Assistant Attorney General A. Tysen Duva of the DOJ Criminal Division described the move as part of a broader campaign. "Seizures of these marketplaces are critical in the fight against fraud that affects so many Americans," he said. The seizure is the latest action under Operation Riptide, an ongoing FBI campaign targeting the infrastructure and criminal actors involved in global cyber fraud and money laundering. The DOJ has previously seized domains of darknet markets and exchange infrastructure. This action follows that pattern but targets a Telegram-based platform specifically.

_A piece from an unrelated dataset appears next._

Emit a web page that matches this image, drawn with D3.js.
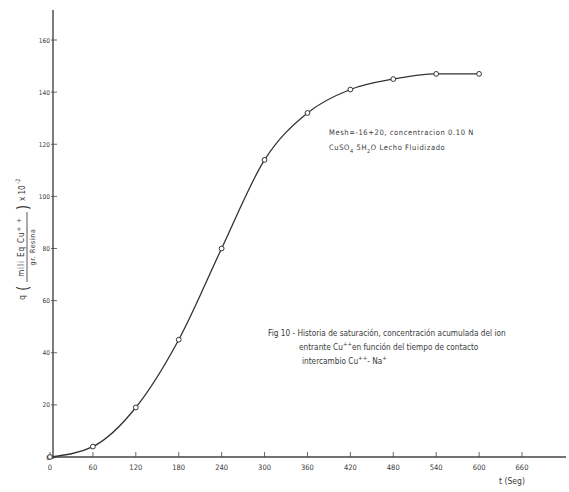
<!DOCTYPE html>
<html><head><meta charset="utf-8">
<script src="https://cdn.jsdelivr.net/npm/d3@7"></script>
<style>
body{margin:0;background:#fff;}
svg text{font-family:"DejaVu Sans Condensed","DejaVu Sans",sans-serif;fill:#3a3a3a;}
</style></head>
<body><svg id="c" width="569" height="492"></svg>
<script>
const times = [0, 60, 120, 180, 240, 300, 360, 420, 480, 540, 600];
const values = [0, 4, 19, 45, 80, 114, 132, 141, 145, 147, 147];
const xTicks = [0, 60, 120, 180, 240, 300, 360, 420, 480, 540, 600, 660];
const yTicks = [0, 20, 40, 60, 80, 100, 120, 140, 160];
const noteMesh = ["Mesh=-16+20, concentracion  0.10 N"];

const svg = d3.select("#c");
const x = d3.scaleLinear().domain([0, 660]).range([50, 522]);
const y = d3.scaleLinear().domain([0, 160]).range([457, 40]);
const ink = "#444";

// x axis
svg.append("line").attr("x1", 47).attr("x2", 566).attr("y1", y(0)).attr("y2", y(0))
  .attr("stroke", ink).attr("stroke-width", 1.4);
const xa = svg.append("g");
xa.selectAll("line").data(xTicks).join("line")
  .attr("x1", d => x(d)).attr("x2", d => x(d)).attr("y1", y(0)).attr("y2", y(0) - 5)
  .attr("stroke", ink).attr("stroke-width", 0.8);
xa.selectAll("text").data(xTicks).join("text")
  .attr("x", d => x(d)).attr("y", y(0) + 13).attr("text-anchor", "middle")
  .attr("font-size", 7.5).text(d => d);
svg.append("text").attr("x", 512).attr("y", 484).attr("text-anchor", "middle")
  .attr("font-size", 8.5).text("t (Seg)");

// y axis
svg.append("line").attr("x1", 53).attr("x2", 53).attr("y1", 10).attr("y2", y(0) + 2)
  .attr("stroke", ink).attr("stroke-width", 1.4);
const ya = svg.append("g");
ya.selectAll("line").data(yTicks).join("line")
  .attr("x1", 51).attr("x2", 57).attr("y1", d => y(d)).attr("y2", d => y(d))
  .attr("stroke", ink).attr("stroke-width", 0.8);
ya.selectAll("text").data(yTicks).join("text")
  .attr("x", 50).attr("y", d => y(d) + 2.5).attr("text-anchor", "end")
  .attr("font-size", 6.5).text(d => d);

// y label (rotated, fraction)
const lab = svg.append("g").attr("transform", "translate(25,242) rotate(-90)");
lab.append("text").attr("x", -58).attr("y", 0).attr("font-size", 8.5).text("q");
lab.append("text").attr("x", -49).attr("y", 3).attr("font-size", 15).text("(");
const num = lab.append("text").attr("x", -5).attr("y", -1).attr("font-size", 8)
  .attr("text-anchor", "middle").attr("letter-spacing", 0.9);
num.append("tspan").text("mili Eq Cu");
num.append("tspan").attr("dy", -3).attr("font-size", 6.5).text("+ +");
lab.append("line").attr("x1", -40).attr("x2", 30).attr("y1", 2).attr("y2", 2)
  .attr("stroke", ink).attr("stroke-width", 0.9);
lab.append("text").attr("x", -5).attr("y", 10).attr("font-size", 7).attr("text-anchor", "middle")
  .attr("letter-spacing", 0.6).text("gr. Resina");
lab.append("text").attr("x", 32).attr("y", 3).attr("font-size", 15).text(")");
lab.append("text").attr("x", 41).attr("y", 0).attr("font-size", 8).text("x 10");
lab.append("text").attr("x", 58).attr("y", -5).attr("font-size", 6).text("-2");

// curve
const line = d3.line().x((d, i) => x(times[i])).y(d => y(d)).curve(d3.curveMonotoneX);
svg.append("path").datum(values).attr("d", line).attr("fill", "none")
  .attr("stroke", "#333").attr("stroke-width", 1.3);
svg.selectAll("circle.p").data(values).join("circle").attr("class", "p")
  .attr("cx", (d, i) => x(times[i])).attr("cy", d => y(d)).attr("r", 2.4)
  .attr("fill", "#fff").attr("stroke", "#333").attr("stroke-width", 1);

// notes
svg.append("text").attr("x", 329).attr("y", 135).attr("font-size", 7.5)
  .attr("letter-spacing", 0.6).text(noteMesh[0]);
const n2 = svg.append("text").attr("x", 329).attr("y", 150).attr("font-size", 7.5).attr("letter-spacing", 0.6);
n2.append("tspan").text("CuSO");
n2.append("tspan").attr("dy", 2.5).attr("font-size", 5.5).text("4");
n2.append("tspan").attr("dy", -2.5).text(" 5H");
n2.append("tspan").attr("dy", 2.5).attr("font-size", 5.5).text("2");
n2.append("tspan").attr("dy", -2.5).text("O  Lecho Fluidizado");

const f1 = svg.append("text").attr("x", 268).attr("y", 336).attr("font-size", 8.2);
f1.append("tspan").text("Fig 10 - Historia de saturación, concentración acumulada del ion");
const f2 = svg.append("text").attr("x", 299).attr("y", 350).attr("font-size", 8.2);
f2.append("tspan").text("entrante Cu");
f2.append("tspan").attr("dy", -4).attr("font-size", 6).text("++");
f2.append("tspan").attr("dy", 4).text("en función del tiempo de contacto");
const f3 = svg.append("text").attr("x", 302).attr("y", 364).attr("font-size", 8.2);
f3.append("tspan").text("intercambio Cu");
f3.append("tspan").attr("dy", -4).attr("font-size", 6).text("++");
f3.append("tspan").attr("dy", 4).text("- Na");
f3.append("tspan").attr("dy", -4).attr("font-size", 6).text("+");
</script></body></html>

U.S. authorities have said these networks cost Americans billions of dollars each year. They rely on messaging platforms and crypto rails to move money outside the traditional banking system. The DOJ action fits into a broader U.S. campaign against Southeast Asian scam networks.
Telegram-based marketplaces are difficult for enforcement because they layer private messaging on top of anonymous vendor accounts, with crypto payments moving across borders. Telegram's encrypted channels and large group capacity make it a preferred platform for these markets, which often have thousands of members. Criminals can move money without traditional banking controls. The U.S. action targets the operational backbone rather than a single wallet or account.
Previous actions often targeted specific crypto wallets or exchange accounts. This one went after the cloud computing infrastructure that runs the marketplace's backend systems. The seizure eliminates one technical means that enabled launderers to carry out their activities. Some blockchain analysts said the effect will depend on how quickly Huione operators adapt. Previous enforcement actions against similar networks caused short-term fragmentation, not permanent disruption. Networks shift liquidity, reroute transactions, or move to replacement platforms.
The next formal step is FinCEN's proposed amendment to the Huione designation, which must go through public consultation after Federal Register publication. Updates to the OFAC sanctions list will show whether additional Huione-linked entities or replacement platforms are being designated. Blockchain intelligence reports from Chainalysis and Elliptic in 2026 should indicate whether flows are being disrupted or rerouted.
U.S. victims reported $7.2 billion in cryptocurrency investment fraud in 2025, according to FBI data. Total cybercrime losses for the year reached $21 billion.